Heute besuchte ich das Seminar „Dialog der Kulturen“ in der Universität Fribourg. Es fand im Rahmen der Veranstaltungen zu Ehren von Hans Küng, dem Initiator des „Projekt Weltethos“, statt, der in diesem Jahr seinen 80. Geburtstag feiert. Trotz den hohen Verdiensten, die dem Jubilar zukommen, hat mich die Veranstaltung in der Uni Fribourg enttäuscht und ernüchtert. Doch der Reihe nach:
„Was du nicht willst, dass man Dir tu, ….“, die goldene Regel also, die Küng als allen Religionen gemeinsamen Grundsatz gefunden hat, wird im „Projekt Weltethos“ in vier Wirkungsbereiche aufgegliedert, welche die wesentlichen Elemente für einen Frieden in dieser Welt – unter den Menschen und mit dem Planeten – beinhalten: Eine wichtige und weltweit anerkannte Grundlage für global bewusstes Denken und Handeln, ein wert- und verdienstvolles Projekt zum Wohl der Weltgemeinschaft.

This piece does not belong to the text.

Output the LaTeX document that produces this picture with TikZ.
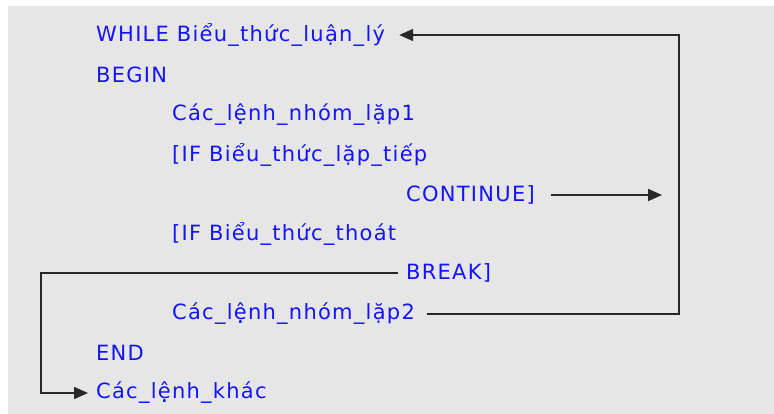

Unter dem Titel „Dialog der Kulturen“ sprachen eine Frau und zwei Männer als Vertreter der drei monotheistischen Religionen über die jüdische, christliche und islamische Sicht auf das Weltethos; eine Philosophin steuerte kritische Anmerkungen aus ihrer von Vernunft und Klarheit geprägten Sicht bei. Dabei legten die Vertreter der Religionen Zeugnis ab für die Schwächen des interreligiösen Dialogs, indem jede und jeder die Vorzüge des eigenen Glaubens pries; das Licht des einen Geistes, der hinter den unterschiedlichen Offenbarungen leuchtet, vermochte lediglich als eine göttliche, unser Verhalten bewertende Instanz durch zu schimmern. Ein Weltethos also, den eine höhere Macht uns auferlegt? Nicht innerstes „Wollen“, sich ihrer Gestaltungsfreiheit bewusst werdender, eigenverantwortlicher Weltbürger? Aus einer unbedingten Liebe zum Wunder dieser Schöpfung?
„Wie kommen wir – die Einzelnen und die Gesellschaft – vom Sollen zum Wollen bzw. zum Tun ? Wissen wir doch, was es von uns braucht und tun es nicht?“ fragte ich in die Schlussrunde, das noch Fehlende ansprechend, damit aus dem deklarierten Weltethos auch lebendige Wirklichkeit werde.
Die Antworten waren ernüchternd: Die Vertreter/in der monotheistischen Weltreligionen kamen zurück auf ihre Referate, in denen sie sich - in unterschiedlichen Worten - auf einen Gott berufen hatten, dessen Offenbarung diese ethischen Regeln entsprächen und vor der wir am Lebensende Rechenschaft abzulegen hätten; auch von Plus- und Minuspunkten war die Rede, je nach Art der Absicht oder Tat von je unterschiedlichem Gewicht.
Dementsprechend verstanden die Religionsvertreter unter „Sollen“ die Angst vor Verfehlung und Strafe, unter „Wollen“ das Streben nach göttlichem Wohlgefallen. Damit boten sie der sich auf Vernunft statt Metaphysik berufenden Philosophin ein leichtes Spiel. Die Frage, was es brauche, damit der ethischen Deklaration auch vernunftgeleitetes Tun folge, mochte sie allerdings auch nicht beantworten.
Meine unter vier Augen vorgebrachte Frage, ob denn der von ihr angeführte „tugendhafte Atheist“ - wenn er aus innerem ethischen Empfinden wahrhaftig denke und handle - in Wirklichkeit nicht auch „religiös“ sei, wehrte die Philosophin mit der Bemerkung ab, dass damit der Begriff der „Religion“ schwammig und unfassbar würde.
Ginge es heute nicht gerade darum, eine universelle Trans-Religiosität zu finden, die auf der Gegenwart der unbedingten Weisheit im innersten jedes Menschen beruht? Und wäre der Übergang vom „Sollen“ zum „Wollen“ und zum Tun nicht dort zu finden, wo ein Welt-Ethos im innersten der Menschen lebendig wird? – Der Weg dahin scheint noch weit zu sein?